The same procedure was employed in a much more recent film, David Leister’s Blinder (2014) where instead of stairs he filmed a set of Venetian blinds to generate his soundtrack. Instead of changing the exposure of the film to alter the volume, the slats of the blinds were variously manipulated to achieve the same effect.

As experimental shorts, these films are certainly fascinating examples of sound and image inextricably fused together. They offer the rare opportunity to see sound and to hear images. But there are drawbacks. Nearly forty years separate Blinder and Musical Stairs, and yet both films use the same technique to produce by-and-large the same result. This seems to me to demonstrate the inherent limitation of synesthetic films being made in this way. Because the image both dictates and is dictated by the soundtrack – and vice versa – the film-maker is severely restricted in what material they can use and how to deploy it. There seems to be no room to expand the technique into new territory.

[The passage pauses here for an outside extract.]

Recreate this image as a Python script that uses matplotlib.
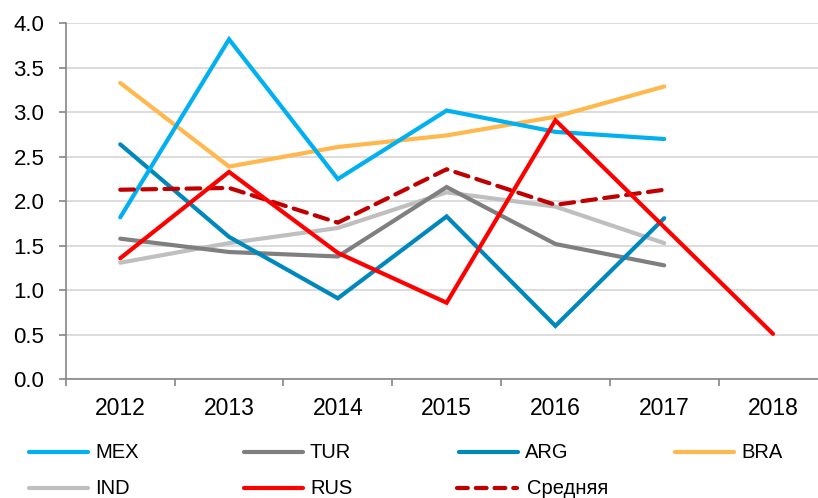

What’s more, the requirements of the optical soundtrack reader force the films to utilize only abstract images (shapes, steps, blinds), preventing the film-maker from venturing into even the most rudimentary narrative form – and, conversely, the blank tone sounds the images produce soon become monotonous and lack musical variety and complexity. For synesthetic films to develop and to offer the same opportunities for film-makers to express their own idiosyncratic artistic concepts as more regular film-makers can, it seems to me that new techniques will be needed, perhaps by means of new technologies. As things stand, synesthetic films lack some vital ingredient to break out of their current limitations and establish themselves more substantially as an art form. I for one would love to see cinematic synesthesia find its feet in the 21st Century.